Human-powered hydroponic systems: An environmental and economic assessment

Abstract

Hydroponic systems like vertical farming have been proposed as an alternative and potentially more sustainable option for growing vegetables than conventional soil-based production methods. However, the energy required for the functioning of hydroponic systems is a key contributor to the total environmental impact and economic cost. Human-powered hydroponic systems, which utilise human muscular exertion to power the system, have not been thoroughly investigated, despite their potential as a cost-efficient alternative and less harmful to the environment.

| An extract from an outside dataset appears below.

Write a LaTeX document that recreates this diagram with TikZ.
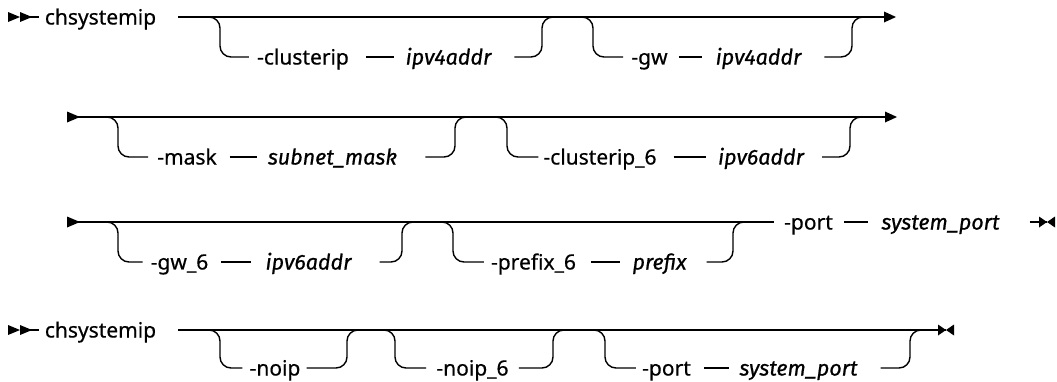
\documentclass[tikz,border=0pt]{standalone}
\usepackage{fontspec}
\setmainfont{Noto Sans}
\newfontfamily\kwfont{Noto Sans}[FakeBold=0.5]
\newfontfamily\varfont{Fira Sans}[FakeBold=0.7]
\usetikzlibrary{calc}
\begin{document}
\begin{tikzpicture}[x=1pt,y=-1pt,
  kw/.style={font=\kwfont\fontsize{21}{24}\selectfont, inner sep=0pt, text height=15pt, text depth=0pt},
  var/.style={font=\varfont\itshape\fontsize{21.5}{24}\selectfont, inner sep=0pt, text height=15pt, text depth=0pt},
  conn/.style={line width=1.4pt, rounded corners=11pt},
  tipfill/.style={fill=black, draw=none}
]
\useasboundingbox (0,0) rectangle (1057,381);

% ---------- Row 1 ----------
\coordinate (st1) at (8,17);
\node[kw] (c1) at (100.5,17) {chsystemip};
\coordinate (m1s) at (178,17);
\coordinate (m1e) at (884,17);
\node[kw]  (k1a) at (303,57) {-clusterip};
\node[var] (v1a) at (448.5,57) {ipv4addr};
\node[kw]  (k1b) at (649.5,57) {-gw};
\node[var] (v1b) at (758.5,57) {ipv4addr};

\fill[tipfill] (st1) -- ++(0,-5) -- ++(12,5) -- ++(-12,5) -- cycle;
\fill[tipfill] ($(st1)+(12,0)$) -- ++(0,-5) -- ++(12,5) -- ++(-12,5) -- cycle;
\draw[conn, shorten >=6pt] ($(st1)+(20,0)$) -- (c1.west);
\draw[conn] (m1s) -- (m1e);
\fill[tipfill] (m1e) -- ++(0,-5.5) -- ++(12,5.5) -- ++(-12,5.5) -- cycle;

\draw[conn, shorten >=8pt] (207,17) -- (220,17) -- (220,57) -- (k1a.west);
\draw[conn, shorten <=17pt, shorten >=12pt] (k1a.east) -- (v1a.west);
\draw[conn, shorten <=23pt] (v1a.east) -- (542,57) -- (542,17) -- (556,17);
\draw[conn, shorten >=8pt] (580,17) -- (593,17) -- (593,57) -- (k1b.west);
\draw[conn, shorten <=11pt, shorten >=14pt] (k1b.east) -- (v1b.west);
\draw[conn, shorten <=23pt] (v1b.east) -- (852,57) -- (852,17) -- (866,17);

% ---------- Row 2 ----------
\coordinate (st2) at (67,117);
\coordinate (m2e) at (885,117);
\node[kw]  (k2a) at (187,157) {-mask};
\node[var] (v2a) at (332.5,157) {subnet\_mask};
\node[kw]  (k2b) at (600,157) {-clusterip\_6};
\node[var] (v2b) at (761,157) {ipv6addr};

\fill[tipfill] (st2) -- ++(0,-5.5) -- ++(13,5.5) -- ++(-13,5.5) -- cycle;
\draw[conn] (st2) -- (m2e);
\fill[tipfill] (m2e) -- ++(0,-5.5) -- ++(12,5.5) -- ++(-12,5.5) -- cycle;

\draw[conn, shorten >=9pt] (105,117) -- (118,117) -- (118,157) -- (k2a.west);
\draw[conn, shorten <=13pt, shorten >=11pt] (k2a.east) -- (v2a.west);
\draw[conn, shorten <=28pt] (v2a.east) -- (455,157) -- (455,117) -- (468,117);
\draw[conn, shorten >=5pt] (494,117) -- (507,117) -- (507,157) -- (k2b.west);
\draw[conn, shorten <=17pt, shorten >=12pt] (k2b.east) -- (v2b.west);
\draw[conn, shorten <=18pt] (v2b.east) -- (850,157) -- (850,117) -- (863,117);

% ---------- Row 3 ----------
\coordinate (st3) at (67,222);
\coordinate (e3) at (1047,222);
\node[kw]  (k3a) at (179.5,262) {-gw\_6};
\node[var] (v3a) at (308.5,262) {ipv6addr};
\node[kw]  (k3b) at (533.5,262) {-prefix\_6};
\node[var] (v3b) at (659.5,262) {prefix};
\node[kw]  (k3c) at (808.5,222) {-port};
\node[var] (v3c) at (940.5,222) {system\_port};

\fill[tipfill] (st3) -- ++(0,-5.5) -- ++(13,5.5) -- ++(-13,5.5) -- cycle;
\draw[conn, shorten >=10pt] (st3) -- (k3c.west);
\draw[conn, shorten <=11pt, shorten >=13pt] (k3c.east) -- (v3c.west);
\draw[conn, shorten <=30pt] (v3c.east) -- (e3);
\fill[tipfill] (e3) -- ++(-8,-5.5) -- ++(0,11) -- cycle;
\fill[tipfill] (e3) -- ++(8,-5.5) -- ++(0,11) -- cycle;

\draw[conn, shorten >=8pt] (105,222) -- (118,222) -- (118,262) -- (k3a.west);
\draw[conn, shorten <=13pt, shorten >=14pt] (k3a.east) -- (v3a.west);
\draw[conn, shorten <=28pt] (v3a.east) -- (402,262) -- (402,222) -- (415,222);
\draw[conn, shorten >=7pt] (440,222) -- (453,222) -- (453,262) -- (k3b.west);
\draw[conn, shorten <=15pt, shorten >=12pt] (k3b.east) -- (v3b.west);
\draw[conn, shorten <=20pt] (v3b.east) -- (733,262) -- (733,222) -- (746,222);

% ---------- Row 4 ----------
\coordinate (st4) at (8,330);
\node[kw] (c4) at (100.5,330) {chsystemip};
\coordinate (m4s) at (178,330);
\coordinate (e4) at (946,330);
\node[kw]  (k4a) at (275,368) {-noip};
\node[kw]  (k4b) at (472.5,368) {-noip\_6};
\node[kw]  (k4c) at (666.5,368) {-port};
\node[var] (v4c) at (798.5,368) {system\_port};

\fill[tipfill] (st4) -- ++(0,-5) -- ++(12,5) -- ++(-12,5) -- cycle;
\fill[tipfill] ($(st4)+(12,0)$) -- ++(0,-5) -- ++(12,5) -- ++(-12,5) -- cycle;
\draw[conn, shorten >=6pt] ($(st4)+(20,0)$) -- (c4.west);
\draw[conn] (m4s) -- (e4);
\fill[tipfill] (e4) -- ++(-8,-5.5) -- ++(0,11) -- cycle;
\fill[tipfill] (e4) -- ++(8,-5.5) -- ++(0,11) -- cycle;

\draw[conn, shorten >=7pt] (207,330) -- (220,330) -- (220,368) -- (k4a.west);
\draw[conn, shorten <=6pt] (k4a.east) -- (347,368) -- (347,330) -- (360,330);
\draw[conn, shorten >=10pt] (382,330) -- (395,330) -- (395,368) -- (k4b.west);
\draw[conn, shorten <=10pt] (k4b.east) -- (553,368) -- (553,330) -- (566,330);
\draw[conn, shorten >=6pt] (592,330) -- (605,330) -- (605,368) -- (k4c.west);
\draw[conn, shorten <=13pt, shorten >=10pt] (k4c.east) -- (v4c.west);
\draw[conn, shorten <=23pt] (v4c.east) -- (910,368) -- (910,330) -- (923,330);
\end{tikzpicture}
\end{document}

This paper presents a prototype of a novel human-powered hydroponic system and assesses its environmental impact and economic costs using life cycle assessment (LCA) and life cycle costing (LCC), considering the cultivation of lettuce as a case study. A scenario analysis was performed to assess the environmental impact of lettuce production using a human-powered hydroponic system compared to conventional soil or greenhouse-based production methods. Using SimaPro LCA software, 18 impact categories included in the ReciPe Midpoint (H) method were evaluated. The results indicated that the battery, followed by the power system, represented the primary environmental hotspots of the human-powered hydroponic system. Improving the yield (production of 6 lettuces of 500 g vs 200 g per 40-day growing cycle) of the human-powered hydroponic system can reduce the environmental impact of lettuce production compared to conventionally soil-based produced lettuce in 11 out of the 18 evaluated impact categories, and when compared to greenhouse-produced lettuce, it generates lower impacts in 14 out of 18 categories. Regarding economic cost, considering a yield of 1.2 kg (6 lettuces of 200 g) per 40-day growing cycle with the human-powered hydroponic system, it is more expensive for the consumer than buying lettuce produced with conventional soil-based open-field agriculture and greenhouses, and break-even points are not achievable within 15 years (the lifespan of the system). However, when considering a yield of 3 kg (6 lettuces of 500 g), the break-even point with greenhouse-produced lettuce was achieved between 10 and 11 years. Therefore, although a break-even point is not achievable within the considered lifespan of the developed system, it could be reached if the yield of the system increased and/or if the system had a longer lifespan, which is mainly determined by the lifespan of the battery.